In response to Jake, regarding 11.6.5, I am thinking of a simple proof only with words, like a summation of only even functions will give an even function (I am not 100% sure if I can make this claim). But would like to hear from others if they are thinking of coming up with a mathematical rigorous proof.

From Steve Bell: For p. 509, problem 5, notice that in my lecture, I gave you the fact that the Legendre polynomials P_n for even n are even functions and the P_n for odd n are odd functions. Remember that (even)*(odd) is odd and that the integral of an odd function over a symmetric interval about the origin is zero.

From Craig:

In response to Jake and Farhan, for 11.6 #5 I described a proof with words and then gave examples, as the book asked. I'm not sure if this is exactly what was desired, but it gets the point across.

On a separate note, is anyone else getting a different answer than the book for 11.8 #5? When working it out, I'm getting an extra -2w/w^3 term. My math looks correct, but I still have a bit of doubt.

Response from Mickey Rhoades Mrhoade

I used an explanation with words as well for 11.6 #5. For 11.8 #5 I got the book answer. I initially did substitution with z=wx. dz=w dx and x = z/w. Then you should be have sqrt(2/pi)*(1/w^3) times integral of z^2 cos(z) dz from 0 to w. Use integration by parts with u=z^2 and dv = cos(z). It should be straightforward from there.

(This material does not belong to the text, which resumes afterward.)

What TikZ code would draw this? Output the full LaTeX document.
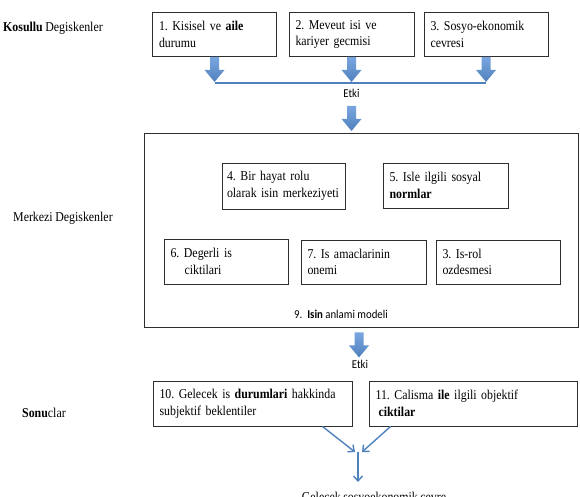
\documentclass[tikz,border=0pt]{standalone}
\usepackage{fontspec}
\setmainfont[FakeStretch=0.88,WordSpace=0.85]{Liberation Serif}
\newfontfamily\calibri[FakeStretch=0.9]{Carlito}
\usetikzlibrary{calc,arrows.meta}
\definecolor{arrowblue}{RGB}{79,129,189}
\definecolor{arrowlight}{RGB}{122,166,224}
\definecolor{boxline}{RGB}{45,45,45}
\frenchspacing
\begin{document}
\begin{tikzpicture}[x=1pt,y=-1pt,
  box/.style={draw=boxline,line width=0.9pt,inner xsep=6.5pt,inner ysep=5pt,align=left,
    font=\fontsize{13.5}{16.5}\selectfont,fill=white},
  lbl/.style={font=\fontsize{13.5}{15}\selectfont,inner sep=0pt,anchor=west},
  etki/.style={font=\calibri\fontsize{12}{13}\selectfont,inner sep=0pt},
  blockarrow/.pic={\shade[top color=arrowlight,bottom color=arrowblue]
    (-4.5,0) -- (4.5,0) -- (4.5,13) -- (10,13) -- (0,25) -- (-10,13) -- (-4.5,13) -- cycle;},
  hline/.style={draw=arrowblue,line width=2.8pt},
  thinarrow/.style={draw=arrowblue,line width=1.4pt,-{Straight Barb[length=5pt,width=9pt]}}
]
\useasboundingbox (0,0) rectangle (580,497);

% left labels
\node[lbl] (k) at (3,28) {\textbf{Kosullu} Degiskenler};
\node[lbl] (m) at (13,218) {Merkezi Degiskenler};
\node[lbl] (s) at (22,413) {\textbf{Sonu}clar};

% top boxes
\node[box,minimum width=124pt,minimum height=44pt,text width=111pt] (b1) at (214.5,34.5) {1. Kisisel ve \textbf{aile}\\durumu};
\node[box,minimum width=125pt,minimum height=44pt,text width=112pt] (b2) at (351.5,34.5) {2. Meveut isi ve\\kariyer gecmisi};
\node[box,minimum width=124pt,minimum height=44pt,text width=111pt] (b3) at (486,34.5) {3. Sosyo-ekonomik\\cevresi};

\coordinate (h1) at ($(b1.south)+(0,26)$);
\coordinate (h3) at ($(b3.south)+(0,26)$);
\draw[hline] (h1) -- (h3);
\pic at (b1.south) {blockarrow};
\pic at (b2.south) {blockarrow};
\pic at (b3.south) {blockarrow};
\node[etki] (e1) at ($(b2.south)+(0,36)$) {Etki};
\pic at ($(b2.south)+(0,49)$) {blockarrow};

% central big box
\node[draw=boxline,line width=0.9pt,minimum width=434pt,minimum height=194pt,inner sep=0pt] (M) at (361,230) {};
\node[box,inner xsep=5pt,minimum width=123pt,minimum height=46pt,text width=113pt] (b4) at (283.5,186) {4. Bir hayat rolu\\\mbox{olarak isin merkeziyeti}};
\node[box,minimum width=125pt,minimum height=45pt,text width=112pt] (b5) at (445.5,185.5) {5. Isle ilgili sosyal\\\textbf{normlar}};
\node[box,minimum width=124pt,minimum height=45pt,text width=111pt] (b6) at (226,261.5) {6. Degerli is\\\hspace*{14pt}ciktilari};
\node[box,minimum width=125pt,minimum height=44pt,text width=112pt] (b7) at (363.5,262) {7. Is amaclarinin\\onemi};
\node[box,minimum width=124pt,minimum height=44pt,text width=111pt] (b8) at (498,262) {3. Is-rol\\ozdesmesi};
\node[etki] (m9) at (341,314) {9.\ \ \textbf{Isin} anlami modeli};

\pic at ($(M.south)+(-2,5)$) {blockarrow};
\node[etki] (e2) at (360,364) {Etki};

% outcome boxes
\node[box,minimum width=199pt,minimum height=45pt,text width=186pt] (b10) at (252.5,403.5) {10. Gelecek is \textbf{durumlari} hakkinda\\subjektif beklentiler};
\node[box,minimum width=208pt,minimum height=45pt,text width=195pt] (b11) at (473,403.5) {11. Calisma \textbf{ile} ilgili objektif\\\hspace*{3pt}\textbf{ciktilar}};

\node[font=\fontsize{13.5}{15}\selectfont,inner sep=0pt,anchor=base] (g) at (374,501.5) {Gelecek sosyoekonomik cevre};

\coordinate (s10) at ($(b10.south east)+(-30,0)$);
\coordinate (s11) at ($(b11.south west)+(22,0)$);
\coordinate (jl) at (355,452);
\coordinate (jr) at (362,452);
\coordinate (jt) at (358,452);
\coordinate (jb) at (358,482);
\draw[thinarrow] (s10) -- (jl);
\draw[thinarrow] (s11) -- (jr);
\draw[thinarrow] (jt) -- (jb);
\end{tikzpicture}
\end{document}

From Hzillmer I'm having trouble getting started on 11.5, I must have missed something critical in the notes and the book isn't much help. Can someone point me in the right direction. I wrote down an example but I don't understand how an integral with P(x) in it can be evaluated without knowing P(x).

From Craig:

Hzillmer, in Lecture 29, in the blue text near the middle of the page, Dr. Bell worked out the first few Pn(x) functions. Plug those Pn(x) functions into your integral to get your coefficients. Hope this helps.

From djkees:

Craig: I think you forgot to make x = 0 in that term, it should be 2x*cos(wx)/(w^2), taken when x = 0, = 0, which will kill that term for you and give you the answer in the back of the book.

From Craig:

Ah... yup. Somehow I completely lost that x term from one line to the next. Not sure how I overlooked it. Thanks!

From Jake:

Ok, I got number 2 on Lesson 31. Thank you. For number 5 on Lesson 29, are we supposed to use that crazy formula with all the factorials? I know we were told that we wouldn't need it, but why isn't it in the book? I don't really see any relevance of the chapter to the lecture, but the lecture helped me solve problems 1 and 3. That was just basic algebra. I feel lost with the rest of it.

Craig, I got the answer in the back for that problem.

From Collier:

Jake, in reference to the formula that you are talking about for number 5 in Lesson 29, it is in the book. It should be pg.178, Section 5.2, equation(11). That section explains Legendre's Polynomials a little better.

From Jake:

That did it. Thanks, Collier.

From Collier:

No problem. On another note, for 11.7 Problem 1, I think I am missing something, because I see the similarities to Example 3 on page 516, but it just doesn't seem right that I just show splitting up the given integral equals what they want. [i.e. just using equations (13) and (15)]. Does anyone have any advice on what I might be missing here/what the problem wants us to show?

From Steve Bell: See my remark near the top about p. 517: 1. That dx should be a dw and you will use formulas (4) and (5) from that section to figure out what the f(x) must be.

From Dori: For 11.7 problem 1 I ended up using a Laplace transform to show that they check out. Not sure if that is what they are looking for, but Professor Bell had mentioned it in class. You can show that the A(w) and B(w) work out using the Laplace s-shifting.